People like Isaac Stern. The son of Jewish immigrants who fled war-torn Ukraine for America to escape the Holocaust, Isaac was a talented violinist whose dream of one day performing on Carnegie Hall's legendary stage came true, many times over. So when a real estate tycoon sets out to demolish Carnegie Hall, Isaac knew something had to be done to preserve decades of hopes, dreams, and inclusivity."

Tantalizing taste:

" But the next day, the people of New York City went back to their daily routines. Cars and buses cruised past the hall, pouring exhaust and dirt onto the sidewalk out front.

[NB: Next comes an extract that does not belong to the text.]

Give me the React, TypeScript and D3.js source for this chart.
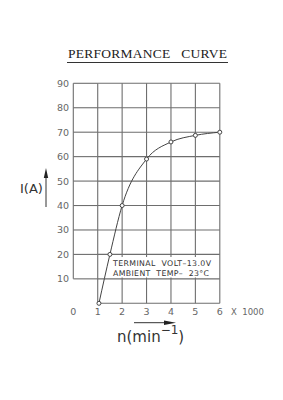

Isaac looked around. Didn't they know this was where the famous Tchaikovsky made his American debut? Where Albert Einstein mesmerized the crowd with his talk of tiny atoms in a vast universe? Where the lilting tones of Marian Anderson melted people's hearts?

Just like Isaac, young musicians from all over the world dreamed of one day performing at the prestigious Carnegie Hall.

It has to be saved, Isaac thought."

And something more: I'm always interested in other authors' journeys in finding primary sources for picture book biographies. Megan Hoyt in the Author's Note explains: "As I started to do research on Carnegie Hall, I went to the source: the hall itself! There are hundreds of letters, photos, and contracts tucked away in the Carnegie Hall archives, including an autographed photo of Tchaikovsky - composer of The Nutcracker and Swan Lake - and the trowel Louise Carnegie used back in 1890 to lay the first cornerstone of the building.…

Isaac Stern also left dozens of boxes of relevant background information to the US government. They are stored in the National Archives and have not yet been opened. Maybe one day we will even find out even more about Carnegie Hall, about Isaac Stern, and about the activism that saved this beautiful building from destruction." Yes! Another book for Megan to write.

How Kids, Teachers, and Butterfly Fans Helped

Fred and Norah Urquhart

Track the Great Monarch Migration



Alfred A. Knopf

(pub.5.31.2022) 40 pages

Author: Barb Rosenstock

Illustrator: Erika Meza

Characters: Fred and Norah Urquhart


" Young Fred Urquhart was fascinated by insects, especially his favorite, the monarch butterfly. He wondered where monarchs spent the winter. No one knew. After he became an entomologist (bug scientist), Fred and his wife, Norah, tagged hundreds of butterflies, hoping to solve the mystery of the monarchs. But they soon discovered that they needed help. They started a 'butterfly family,' a community of children, teachers, and nature enthusiasts from three countries––Canada, the United States, and Mexico––to answer the question: Where do the monarchs go?"

Tantalizing taste:

" Local people told of rugged forests filled with monarchs, which arrived late in fall and left in early springtime. Ken and Catalina [part of Fred and Norah's butterfly family] hiked the mountains west of Mexico City. On January 2, 1975, 10,000 feet up in the cool forest on Cerro Pelon, they found ...

Monarches, millions of them. Blanketing the bark of oyamel firs. Packed wing to wing on branches like orange leaves."

And something more: Barb Rosenstock, in the Author's Note writes: "In central Mexico, communities of indigenous and non–indigenous–identified people knew all about the monarchs in their forests. They celebrated the arrival of the butterflies around the end of the harvest and the Day of the Dead in early November. But they had a different question: Where did the monarchs come from? Finding the answers to the monarch migration took more than 4,000 amateur scientists, 300,000 tagged monarchs, 3,800 news articles in multiple languages, and forty years of scientific research. The Uruharts shared the sites where monarchs spend the winter (overwintering) in their Insect Migration Studies newsletter of 1975. Articles in scientific journals and National Geographic followed."

Barb Rosenstock has written a fascinating book -- a biography, a multi-country citizen scientist story, and a detective tale. I've had the good fortune of witnessing monarchs overwintering in California (not ones that are the focus of this book) at Monarch Grove Butterfly Sanctuary in Monterey County. Stunning, truly stunning -- beautiful just like Erika Meza's lovely illustrations.